▶ [Task description]
Please retype the data in full and exactly; the pictures are not part of the copy.

--- Start of Information provided ---

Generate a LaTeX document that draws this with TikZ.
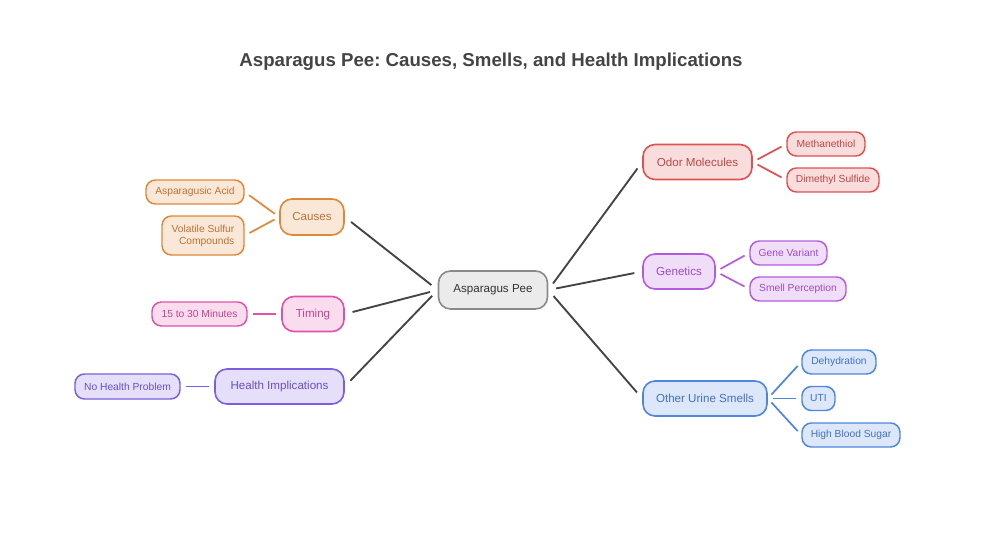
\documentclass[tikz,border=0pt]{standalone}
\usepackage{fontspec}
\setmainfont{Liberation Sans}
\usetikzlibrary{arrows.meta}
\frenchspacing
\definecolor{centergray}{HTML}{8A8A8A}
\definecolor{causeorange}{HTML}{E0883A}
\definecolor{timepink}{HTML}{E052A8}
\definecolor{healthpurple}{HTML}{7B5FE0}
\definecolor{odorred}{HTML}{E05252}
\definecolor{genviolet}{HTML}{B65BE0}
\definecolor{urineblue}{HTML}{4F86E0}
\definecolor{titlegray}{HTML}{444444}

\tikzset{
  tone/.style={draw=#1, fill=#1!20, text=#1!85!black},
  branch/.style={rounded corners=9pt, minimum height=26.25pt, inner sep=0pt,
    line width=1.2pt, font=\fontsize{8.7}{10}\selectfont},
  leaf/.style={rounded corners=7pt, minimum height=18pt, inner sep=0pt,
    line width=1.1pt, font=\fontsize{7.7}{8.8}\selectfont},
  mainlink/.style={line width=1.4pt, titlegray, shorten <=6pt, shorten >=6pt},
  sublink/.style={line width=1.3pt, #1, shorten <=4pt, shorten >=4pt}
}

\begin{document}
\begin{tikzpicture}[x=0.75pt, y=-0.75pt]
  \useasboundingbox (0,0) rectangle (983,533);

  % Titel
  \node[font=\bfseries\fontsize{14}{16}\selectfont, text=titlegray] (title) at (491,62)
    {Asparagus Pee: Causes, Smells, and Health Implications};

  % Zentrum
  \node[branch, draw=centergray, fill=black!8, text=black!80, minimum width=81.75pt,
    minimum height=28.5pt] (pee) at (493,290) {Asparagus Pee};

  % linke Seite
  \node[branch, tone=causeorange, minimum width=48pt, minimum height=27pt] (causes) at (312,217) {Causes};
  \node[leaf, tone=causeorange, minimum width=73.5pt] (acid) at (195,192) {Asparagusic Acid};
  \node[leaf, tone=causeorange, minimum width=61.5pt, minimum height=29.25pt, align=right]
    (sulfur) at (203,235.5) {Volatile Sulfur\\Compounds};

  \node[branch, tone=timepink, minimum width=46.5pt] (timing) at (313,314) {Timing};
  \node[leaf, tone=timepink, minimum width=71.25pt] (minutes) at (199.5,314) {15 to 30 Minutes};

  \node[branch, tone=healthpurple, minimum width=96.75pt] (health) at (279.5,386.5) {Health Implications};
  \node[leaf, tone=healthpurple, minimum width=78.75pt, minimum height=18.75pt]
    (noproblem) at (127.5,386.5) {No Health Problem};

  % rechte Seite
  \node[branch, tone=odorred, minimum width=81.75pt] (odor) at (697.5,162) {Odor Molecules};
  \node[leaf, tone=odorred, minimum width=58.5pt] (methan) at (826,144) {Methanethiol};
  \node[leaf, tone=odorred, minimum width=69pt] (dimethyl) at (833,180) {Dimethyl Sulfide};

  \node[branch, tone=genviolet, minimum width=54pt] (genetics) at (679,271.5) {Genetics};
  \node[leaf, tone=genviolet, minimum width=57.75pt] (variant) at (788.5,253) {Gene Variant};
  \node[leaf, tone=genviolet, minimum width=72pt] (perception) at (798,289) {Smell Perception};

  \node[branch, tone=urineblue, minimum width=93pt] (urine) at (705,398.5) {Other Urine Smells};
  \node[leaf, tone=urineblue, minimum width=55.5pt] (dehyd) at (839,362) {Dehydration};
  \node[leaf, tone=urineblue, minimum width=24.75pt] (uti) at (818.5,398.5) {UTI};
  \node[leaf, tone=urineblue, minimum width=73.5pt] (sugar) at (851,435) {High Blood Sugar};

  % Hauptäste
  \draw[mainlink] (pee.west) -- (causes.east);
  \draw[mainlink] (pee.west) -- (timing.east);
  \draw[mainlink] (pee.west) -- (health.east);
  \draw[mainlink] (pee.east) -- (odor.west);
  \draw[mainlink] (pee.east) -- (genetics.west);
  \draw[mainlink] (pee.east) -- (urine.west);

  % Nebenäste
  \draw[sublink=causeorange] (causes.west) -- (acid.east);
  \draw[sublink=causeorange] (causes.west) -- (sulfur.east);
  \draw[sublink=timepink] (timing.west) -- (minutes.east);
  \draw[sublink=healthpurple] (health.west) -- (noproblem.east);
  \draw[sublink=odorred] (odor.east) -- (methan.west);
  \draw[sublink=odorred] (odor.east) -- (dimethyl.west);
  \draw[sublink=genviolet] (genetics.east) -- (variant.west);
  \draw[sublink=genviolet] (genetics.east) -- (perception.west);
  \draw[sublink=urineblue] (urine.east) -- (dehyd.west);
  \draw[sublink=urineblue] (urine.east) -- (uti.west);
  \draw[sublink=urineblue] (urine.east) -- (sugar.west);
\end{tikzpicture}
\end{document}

--- End of Information provided ---

▶ [Output of the exercise]
Generate a LaTeX document that draws this with TikZ.
\documentclass[tikz,border=0pt]{standalone}
\usepackage{fontspec}
\setmainfont{Liberation Sans}
\usetikzlibrary{arrows.meta}
\frenchspacing
\definecolor{centergray}{HTML}{8A8A8A}
\definecolor{causeorange}{HTML}{E0883A}
\definecolor{timepink}{HTML}{E052A8}
\definecolor{healthpurple}{HTML}{7B5FE0}
\definecolor{odorred}{HTML}{E05252}
\definecolor{genviolet}{HTML}{B65BE0}
\definecolor{urineblue}{HTML}{4F86E0}
\definecolor{titlegray}{HTML}{444444}

\tikzset{
  tone/.style={draw=#1, fill=#1!20, text=#1!85!black},
  branch/.style={rounded corners=9pt, minimum height=26.25pt, inner sep=0pt,
    line width=1.2pt, font=\fontsize{8.7}{10}\selectfont},
  leaf/.style={rounded corners=7pt, minimum height=18pt, inner sep=0pt,
    line width=1.1pt, font=\fontsize{7.7}{8.8}\selectfont},
  mainlink/.style={line width=1.4pt, titlegray, shorten <=6pt, shorten >=6pt},
  sublink/.style={line width=1.3pt, #1, shorten <=4pt, shorten >=4pt}
}

\begin{document}
\begin{tikzpicture}[x=0.75pt, y=-0.75pt]
  \useasboundingbox (0,0) rectangle (983,533);

  % Titel
  \node[font=\bfseries\fontsize{14}{16}\selectfont, text=titlegray] (title) at (491,62)
    {Asparagus Pee: Causes, Smells, and Health Implications};

  % Zentrum
  \node[branch, draw=centergray, fill=black!8, text=black!80, minimum width=81.75pt,
    minimum height=28.5pt] (pee) at (493,290) {Asparagus Pee};

  % linke Seite
  \node[branch, tone=causeorange, minimum width=48pt, minimum height=27pt] (causes) at (312,217) {Causes};
  \node[leaf, tone=causeorange, minimum width=73.5pt] (acid) at (195,192) {Asparagusic Acid};
  \node[leaf, tone=causeorange, minimum width=61.5pt, minimum height=29.25pt, align=right]
    (sulfur) at (203,235.5) {Volatile Sulfur\\Compounds};

  \node[branch, tone=timepink, minimum width=46.5pt] (timing) at (313,314) {Timing};
  \node[leaf, tone=timepink, minimum width=71.25pt] (minutes) at (199.5,314) {15 to 30 Minutes};

  \node[branch, tone=healthpurple, minimum width=96.75pt] (health) at (279.5,386.5) {Health Implications};
  \node[leaf, tone=healthpurple, minimum width=78.75pt, minimum height=18.75pt]
    (noproblem) at (127.5,386.5) {No Health Problem};

  % rechte Seite
  \node[branch, tone=odorred, minimum width=81.75pt] (odor) at (697.5,162) {Odor Molecules};
  \node[leaf, tone=odorred, minimum width=58.5pt] (methan) at (826,144) {Methanethiol};
  \node[leaf, tone=odorred, minimum width=69pt] (dimethyl) at (833,180) {Dimethyl Sulfide};

  \node[branch, tone=genviolet, minimum width=54pt] (genetics) at (679,271.5) {Genetics};
  \node[leaf, tone=genviolet, minimum width=57.75pt] (variant) at (788.5,253) {Gene Variant};
  \node[leaf, tone=genviolet, minimum width=72pt] (perception) at (798,289) {Smell Perception};

  \node[branch, tone=urineblue, minimum width=93pt] (urine) at (705,398.5) {Other Urine Smells};
  \node[leaf, tone=urineblue, minimum width=55.5pt] (dehyd) at (839,362) {Dehydration};
  \node[leaf, tone=urineblue, minimum width=24.75pt] (uti) at (818.5,398.5) {UTI};
  \node[leaf, tone=urineblue, minimum width=73.5pt] (sugar) at (851,435) {High Blood Sugar};

  % Hauptäste
  \draw[mainlink] (pee.west) -- (causes.east);
  \draw[mainlink] (pee.west) -- (timing.east);
  \draw[mainlink] (pee.west) -- (health.east);
  \draw[mainlink] (pee.east) -- (odor.west);
  \draw[mainlink] (pee.east) -- (genetics.west);
  \draw[mainlink] (pee.east) -- (urine.west);

  % Nebenäste
  \draw[sublink=causeorange] (causes.west) -- (acid.east);
  \draw[sublink=causeorange] (causes.west) -- (sulfur.east);
  \draw[sublink=timepink] (timing.west) -- (minutes.east);
  \draw[sublink=healthpurple] (health.west) -- (noproblem.east);
  \draw[sublink=odorred] (odor.east) -- (methan.west);
  \draw[sublink=odorred] (odor.east) -- (dimethyl.west);
  \draw[sublink=genviolet] (genetics.east) -- (variant.west);
  \draw[sublink=genviolet] (genetics.east) -- (perception.west);
  \draw[sublink=urineblue] (urine.east) -- (dehyd.west);
  \draw[sublink=urineblue] (urine.east) -- (uti.west);
  \draw[sublink=urineblue] (urine.east) -- (sugar.west);
\end{tikzpicture}
\end{document}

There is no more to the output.